LE DON QUICHOTTE DU PQ
LE DON QUICHOTTE DU PQ
Publié dans La Presse, le 19 janvier 2015
«Don Quichotte, un hobereau de village qui frise la cinquantaine, se passionne pour les romans de chevalerie et finit par en perdre son jugement. Un beau jour, il décide de partir et d’imiter les héros dont il a lu les aventures. Comme tout chevalier errant digne de ce nom, Don Quichotte veut devenir un authentique défenseur des veuves et des opprimés».*
Dans ce résumé de l’oeuvre de Cervantes, j’ai remplacé Don Quichotte par Bernard Drainville, et voici ce que cela donne: «Bernard Drainville, un petit faucon à l’allure élégante, qui frise la cinquantaine, se passionne pour une Charte affirmant les valeurs de l’État du Québec, et finit par en perdre son jugement. Comme tout porte-parole digne de ce nom, il décide alors de repartir en campagne pour démontrer qu’il est encore un authentique défenseur des veuves et des opprimés de la politique québécoise».
De toute évidence, Bernard Drainville n’a rien compris. Sa volonté de revenir avec une version édulcorée de «sa» charte originale démontre un manque de jugement évident qui n’augure rien de bon pour l’avenir du Parti québécois. La Charte originale, pleine de contradictions, devait servir de fer de lance pour la réélection du PQ. Et les Québécois l’ont rejeté en faisant subir au PQ une défaite historique.
Il aurait été beaucoup plus sage pour Bernard Drainville d’analyser en profondeur les raisons du rejet de sa Charte, plutôt que de la remettre sur le tapis et de vouloir retaper sur le même clou.
Ce dont je me souviens le plus dans les explications de Drainville, avant les élections, est ceci: la Charte est légale puisqu’un professeur est d’accord avec son orientation; la Charte fait consensus tel que démontré par un sondage internet non scientifique auquel 30 000 personnes ont répondu; la Charte a été validée par une commission parlementaire à laquelle les opposants n’ont pas été invités. C’était prendre les électeurs pour des nonos. Quant aux explications données après les élections, elles sont à l’effet que la Charte aurait été amendée avant le vote de façon à rallier la CAQ. Pas fort.
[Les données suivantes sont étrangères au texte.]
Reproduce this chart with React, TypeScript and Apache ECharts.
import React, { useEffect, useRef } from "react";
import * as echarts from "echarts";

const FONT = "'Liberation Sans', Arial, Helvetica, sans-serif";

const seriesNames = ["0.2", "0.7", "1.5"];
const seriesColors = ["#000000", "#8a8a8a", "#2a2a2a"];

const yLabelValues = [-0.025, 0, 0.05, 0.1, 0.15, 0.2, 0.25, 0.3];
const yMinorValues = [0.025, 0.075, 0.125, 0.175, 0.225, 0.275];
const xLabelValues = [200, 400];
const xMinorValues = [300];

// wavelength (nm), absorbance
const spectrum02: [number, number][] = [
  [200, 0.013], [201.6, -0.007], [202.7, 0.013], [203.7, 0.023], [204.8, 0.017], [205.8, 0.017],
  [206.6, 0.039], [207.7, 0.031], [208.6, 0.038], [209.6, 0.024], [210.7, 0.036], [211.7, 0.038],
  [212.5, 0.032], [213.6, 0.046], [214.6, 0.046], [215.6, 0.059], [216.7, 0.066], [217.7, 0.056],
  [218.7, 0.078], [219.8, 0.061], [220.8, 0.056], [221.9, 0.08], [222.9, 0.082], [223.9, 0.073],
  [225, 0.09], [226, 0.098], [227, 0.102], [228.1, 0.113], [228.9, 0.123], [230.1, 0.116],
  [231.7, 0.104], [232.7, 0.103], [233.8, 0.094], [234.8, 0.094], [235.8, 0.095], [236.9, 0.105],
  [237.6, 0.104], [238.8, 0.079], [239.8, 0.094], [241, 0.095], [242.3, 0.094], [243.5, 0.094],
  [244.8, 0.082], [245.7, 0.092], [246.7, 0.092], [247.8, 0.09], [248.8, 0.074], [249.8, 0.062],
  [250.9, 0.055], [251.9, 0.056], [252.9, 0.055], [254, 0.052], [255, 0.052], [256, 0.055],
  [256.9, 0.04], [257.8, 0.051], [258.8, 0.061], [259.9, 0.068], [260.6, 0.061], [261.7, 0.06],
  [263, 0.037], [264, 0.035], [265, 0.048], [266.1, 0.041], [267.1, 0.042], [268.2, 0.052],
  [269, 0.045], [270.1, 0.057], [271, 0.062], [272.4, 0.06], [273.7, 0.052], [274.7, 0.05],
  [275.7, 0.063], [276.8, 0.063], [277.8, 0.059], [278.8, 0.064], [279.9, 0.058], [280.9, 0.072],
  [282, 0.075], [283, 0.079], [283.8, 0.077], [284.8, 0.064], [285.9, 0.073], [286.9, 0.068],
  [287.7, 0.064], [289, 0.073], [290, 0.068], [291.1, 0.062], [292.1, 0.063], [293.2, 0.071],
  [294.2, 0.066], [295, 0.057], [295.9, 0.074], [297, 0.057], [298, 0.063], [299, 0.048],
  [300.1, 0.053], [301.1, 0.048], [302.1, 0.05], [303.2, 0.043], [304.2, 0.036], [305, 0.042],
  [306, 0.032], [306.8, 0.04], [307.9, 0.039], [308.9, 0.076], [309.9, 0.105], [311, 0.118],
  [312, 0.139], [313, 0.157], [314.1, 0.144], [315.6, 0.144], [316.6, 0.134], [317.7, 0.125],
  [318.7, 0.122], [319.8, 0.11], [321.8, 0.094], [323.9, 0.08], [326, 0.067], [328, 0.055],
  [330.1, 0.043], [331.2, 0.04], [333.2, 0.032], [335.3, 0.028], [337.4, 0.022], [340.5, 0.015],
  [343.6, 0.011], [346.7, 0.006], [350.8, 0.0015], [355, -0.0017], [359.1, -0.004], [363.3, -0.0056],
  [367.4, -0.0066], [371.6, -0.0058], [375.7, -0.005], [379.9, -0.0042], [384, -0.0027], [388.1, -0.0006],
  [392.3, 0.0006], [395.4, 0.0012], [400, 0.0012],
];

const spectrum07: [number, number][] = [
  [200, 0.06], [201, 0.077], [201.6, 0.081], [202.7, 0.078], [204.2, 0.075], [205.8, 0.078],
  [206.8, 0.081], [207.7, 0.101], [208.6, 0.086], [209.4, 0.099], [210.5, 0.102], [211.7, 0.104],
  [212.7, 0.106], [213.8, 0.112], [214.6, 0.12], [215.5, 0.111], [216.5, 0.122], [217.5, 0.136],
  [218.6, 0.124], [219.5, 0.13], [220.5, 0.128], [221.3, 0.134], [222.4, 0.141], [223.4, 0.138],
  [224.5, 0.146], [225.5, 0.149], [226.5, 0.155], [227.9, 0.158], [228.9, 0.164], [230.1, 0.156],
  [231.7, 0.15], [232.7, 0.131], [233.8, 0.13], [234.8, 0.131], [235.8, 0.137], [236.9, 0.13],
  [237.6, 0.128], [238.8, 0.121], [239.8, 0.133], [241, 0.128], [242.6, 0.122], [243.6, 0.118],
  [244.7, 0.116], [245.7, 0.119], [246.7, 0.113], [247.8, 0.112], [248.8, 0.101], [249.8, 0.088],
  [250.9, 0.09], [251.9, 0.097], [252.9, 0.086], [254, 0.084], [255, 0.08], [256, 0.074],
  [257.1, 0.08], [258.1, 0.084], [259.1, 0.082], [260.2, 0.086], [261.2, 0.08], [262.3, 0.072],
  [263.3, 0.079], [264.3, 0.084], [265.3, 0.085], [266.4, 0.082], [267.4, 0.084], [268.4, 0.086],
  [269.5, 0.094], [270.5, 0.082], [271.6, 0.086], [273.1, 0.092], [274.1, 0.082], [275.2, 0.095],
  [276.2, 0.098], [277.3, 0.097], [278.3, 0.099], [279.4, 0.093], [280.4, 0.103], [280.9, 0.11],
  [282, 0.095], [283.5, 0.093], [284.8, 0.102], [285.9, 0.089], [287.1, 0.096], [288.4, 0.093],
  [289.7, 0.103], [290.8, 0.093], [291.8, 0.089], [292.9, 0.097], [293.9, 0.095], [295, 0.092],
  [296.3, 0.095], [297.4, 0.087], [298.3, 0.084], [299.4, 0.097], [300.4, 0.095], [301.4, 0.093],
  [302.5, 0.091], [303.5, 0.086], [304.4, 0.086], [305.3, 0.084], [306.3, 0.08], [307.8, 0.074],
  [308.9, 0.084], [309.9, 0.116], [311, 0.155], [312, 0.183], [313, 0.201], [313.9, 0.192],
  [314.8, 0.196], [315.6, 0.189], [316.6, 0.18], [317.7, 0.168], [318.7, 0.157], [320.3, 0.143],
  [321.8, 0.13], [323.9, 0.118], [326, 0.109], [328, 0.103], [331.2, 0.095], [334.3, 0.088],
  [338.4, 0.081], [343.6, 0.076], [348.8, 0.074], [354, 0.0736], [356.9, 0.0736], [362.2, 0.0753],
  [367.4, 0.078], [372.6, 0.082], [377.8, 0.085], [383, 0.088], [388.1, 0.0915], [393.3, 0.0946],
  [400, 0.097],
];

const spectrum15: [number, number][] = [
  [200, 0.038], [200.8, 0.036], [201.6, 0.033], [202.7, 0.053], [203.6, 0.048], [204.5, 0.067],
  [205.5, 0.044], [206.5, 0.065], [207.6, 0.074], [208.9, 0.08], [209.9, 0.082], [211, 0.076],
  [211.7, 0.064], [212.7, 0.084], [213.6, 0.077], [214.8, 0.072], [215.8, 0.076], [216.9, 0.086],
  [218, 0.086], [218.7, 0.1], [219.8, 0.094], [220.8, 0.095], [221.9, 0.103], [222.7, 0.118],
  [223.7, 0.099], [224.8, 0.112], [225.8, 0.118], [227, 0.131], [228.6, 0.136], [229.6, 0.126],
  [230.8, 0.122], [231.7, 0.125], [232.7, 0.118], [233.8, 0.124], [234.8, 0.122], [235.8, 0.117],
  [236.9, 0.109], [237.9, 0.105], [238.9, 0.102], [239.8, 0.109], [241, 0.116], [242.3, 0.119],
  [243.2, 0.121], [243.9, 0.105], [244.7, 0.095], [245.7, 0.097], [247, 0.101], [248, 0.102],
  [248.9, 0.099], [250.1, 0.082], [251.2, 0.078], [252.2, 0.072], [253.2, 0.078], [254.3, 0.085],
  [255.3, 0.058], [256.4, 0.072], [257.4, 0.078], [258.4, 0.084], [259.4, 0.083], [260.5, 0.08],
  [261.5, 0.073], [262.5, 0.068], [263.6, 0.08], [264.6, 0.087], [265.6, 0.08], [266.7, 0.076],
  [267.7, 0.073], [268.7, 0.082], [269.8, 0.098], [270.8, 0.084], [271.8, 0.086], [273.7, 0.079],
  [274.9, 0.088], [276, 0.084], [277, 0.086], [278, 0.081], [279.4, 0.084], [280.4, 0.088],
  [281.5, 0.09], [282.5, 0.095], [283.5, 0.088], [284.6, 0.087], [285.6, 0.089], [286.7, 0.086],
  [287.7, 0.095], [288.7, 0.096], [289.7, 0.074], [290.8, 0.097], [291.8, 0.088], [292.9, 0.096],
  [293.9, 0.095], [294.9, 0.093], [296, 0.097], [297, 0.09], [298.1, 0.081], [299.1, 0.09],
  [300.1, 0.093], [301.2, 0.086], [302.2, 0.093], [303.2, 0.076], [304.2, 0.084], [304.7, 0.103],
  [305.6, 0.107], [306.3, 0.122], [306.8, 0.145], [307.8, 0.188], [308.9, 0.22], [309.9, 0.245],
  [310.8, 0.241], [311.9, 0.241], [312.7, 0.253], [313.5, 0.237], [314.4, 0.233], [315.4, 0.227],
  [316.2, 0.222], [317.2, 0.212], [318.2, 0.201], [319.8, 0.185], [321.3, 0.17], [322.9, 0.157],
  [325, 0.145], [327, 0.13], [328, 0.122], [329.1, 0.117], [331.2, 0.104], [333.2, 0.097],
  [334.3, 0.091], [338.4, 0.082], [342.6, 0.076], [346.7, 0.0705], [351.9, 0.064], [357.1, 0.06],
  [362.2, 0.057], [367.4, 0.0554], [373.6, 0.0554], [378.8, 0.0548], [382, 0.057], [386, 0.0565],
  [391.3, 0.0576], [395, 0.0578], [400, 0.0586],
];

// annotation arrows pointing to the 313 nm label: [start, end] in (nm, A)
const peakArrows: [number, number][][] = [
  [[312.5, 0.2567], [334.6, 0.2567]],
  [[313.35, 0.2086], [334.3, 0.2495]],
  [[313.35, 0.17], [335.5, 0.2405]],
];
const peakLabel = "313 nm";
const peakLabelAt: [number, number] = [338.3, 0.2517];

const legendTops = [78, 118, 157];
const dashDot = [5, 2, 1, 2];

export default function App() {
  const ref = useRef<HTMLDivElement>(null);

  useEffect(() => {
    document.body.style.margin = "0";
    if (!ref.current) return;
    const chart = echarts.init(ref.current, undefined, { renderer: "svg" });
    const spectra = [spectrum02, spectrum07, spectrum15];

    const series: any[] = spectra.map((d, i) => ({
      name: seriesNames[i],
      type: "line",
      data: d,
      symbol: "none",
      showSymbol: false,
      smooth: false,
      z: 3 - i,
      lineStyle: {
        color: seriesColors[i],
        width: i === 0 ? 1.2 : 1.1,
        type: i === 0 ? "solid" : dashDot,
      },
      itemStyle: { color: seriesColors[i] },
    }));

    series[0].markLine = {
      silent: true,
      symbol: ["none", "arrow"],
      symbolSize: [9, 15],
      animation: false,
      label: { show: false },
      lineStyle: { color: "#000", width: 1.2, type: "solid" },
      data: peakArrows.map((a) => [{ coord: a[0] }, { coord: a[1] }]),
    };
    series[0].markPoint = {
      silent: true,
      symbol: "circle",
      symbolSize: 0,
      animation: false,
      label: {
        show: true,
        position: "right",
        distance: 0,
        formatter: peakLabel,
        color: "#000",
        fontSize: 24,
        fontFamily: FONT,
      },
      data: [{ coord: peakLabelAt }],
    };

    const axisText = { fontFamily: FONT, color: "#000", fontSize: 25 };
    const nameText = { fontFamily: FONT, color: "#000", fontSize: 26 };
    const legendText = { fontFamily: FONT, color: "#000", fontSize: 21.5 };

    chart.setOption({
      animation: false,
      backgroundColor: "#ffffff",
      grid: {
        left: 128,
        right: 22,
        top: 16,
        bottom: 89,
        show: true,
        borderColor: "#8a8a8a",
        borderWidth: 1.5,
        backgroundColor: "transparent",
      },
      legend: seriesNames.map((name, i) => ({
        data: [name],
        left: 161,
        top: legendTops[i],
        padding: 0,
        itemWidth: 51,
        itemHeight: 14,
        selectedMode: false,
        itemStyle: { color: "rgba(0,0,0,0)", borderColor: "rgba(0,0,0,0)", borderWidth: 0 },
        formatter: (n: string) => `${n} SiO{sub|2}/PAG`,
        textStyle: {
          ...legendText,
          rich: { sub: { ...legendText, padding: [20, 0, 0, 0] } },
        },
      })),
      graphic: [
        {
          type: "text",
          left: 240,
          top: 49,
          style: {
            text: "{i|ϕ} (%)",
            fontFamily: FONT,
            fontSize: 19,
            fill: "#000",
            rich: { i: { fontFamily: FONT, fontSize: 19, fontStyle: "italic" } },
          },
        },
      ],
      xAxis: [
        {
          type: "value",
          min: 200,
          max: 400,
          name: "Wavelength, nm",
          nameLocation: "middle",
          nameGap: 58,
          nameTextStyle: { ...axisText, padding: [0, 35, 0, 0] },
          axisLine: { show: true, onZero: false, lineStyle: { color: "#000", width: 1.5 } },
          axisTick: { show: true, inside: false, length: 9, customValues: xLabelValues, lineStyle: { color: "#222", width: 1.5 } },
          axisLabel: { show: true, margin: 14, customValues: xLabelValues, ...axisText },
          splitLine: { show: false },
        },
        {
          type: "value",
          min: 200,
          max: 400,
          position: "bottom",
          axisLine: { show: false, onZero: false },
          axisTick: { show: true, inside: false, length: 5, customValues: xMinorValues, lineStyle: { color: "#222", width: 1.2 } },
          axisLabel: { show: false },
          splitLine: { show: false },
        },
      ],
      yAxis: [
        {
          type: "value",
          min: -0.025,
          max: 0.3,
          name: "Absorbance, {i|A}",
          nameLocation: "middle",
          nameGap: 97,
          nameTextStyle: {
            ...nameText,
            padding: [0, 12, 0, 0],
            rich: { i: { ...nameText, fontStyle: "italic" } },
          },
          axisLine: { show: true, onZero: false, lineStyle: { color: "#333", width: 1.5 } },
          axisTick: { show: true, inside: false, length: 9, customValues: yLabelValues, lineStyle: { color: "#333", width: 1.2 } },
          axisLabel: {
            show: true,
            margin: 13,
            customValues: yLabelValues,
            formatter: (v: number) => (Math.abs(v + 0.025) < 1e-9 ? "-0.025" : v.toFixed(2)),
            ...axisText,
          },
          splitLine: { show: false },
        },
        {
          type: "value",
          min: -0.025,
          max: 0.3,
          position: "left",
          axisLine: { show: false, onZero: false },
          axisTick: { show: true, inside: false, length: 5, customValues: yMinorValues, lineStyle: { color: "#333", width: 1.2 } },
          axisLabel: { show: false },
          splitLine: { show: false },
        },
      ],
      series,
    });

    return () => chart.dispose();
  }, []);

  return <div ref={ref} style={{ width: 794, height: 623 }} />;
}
Bernard Drainville est en train de brûler une par une toutes les qualités qu’il avait démontrées comme journaliste et qui lui avaient valu la faveur du public. La Charte, telle que déposée par Drainville en novembre 2013, a été une erreur, reconnue aujourd’hui par une majorité de ses confrères et consoeurs, mais non par lui-même. Il a une explication pour tout, notamment sur le pourquoi il n’a pas déposé les avis légaux du ministère de la Justice. C’est presque gênant.
DEUX CLASSES D’EMPLOYÉS
Aujourd’hui, Bernard Drainville, en tant que candidat à la chefferie du PQ, ne semble plus se battre pour arriver premier, mais plutôt se battre pour ne pas arriver dernier. Et il semble qu’il n’a rien trouvé de mieux que d’ajouter une clause grand-père à sa Charte originale. Nous aurions donc deux classes d’employés de l’État: ceux qui peuvent porter une croix de plus de 1 ½ pouce de haut et ceux qui peuvent en porter une de moins de 1 ½ pouce.
Tout le monde sait que les libéraux de Philippe Couillard vont déposer d’ici quelques mois leur propre projet de Charte. Et tout le monde sait qu’elle sera très différente de celle de Bernard Drainville (c’est normal), qu’elle sera beaucoup plus consensuelle (c’est normal), qu’elle aura été validée officiellement par le ministère de la Justice (c’est normal) et qu’elle ne sera pas basée sur un sondage internet (c’est normal aussi). Autrement dit, la version libérale de la Charte ne sera pas conçue pour gagner une élection puisqu’il ne devrait pas y en avoir avant plusieurs années.
Comme quoi les stratégies électorales ne donnent pas toujours les résultats escomptés. Demandez-le à Bernard Drainville, le Don Quichotte du PQ.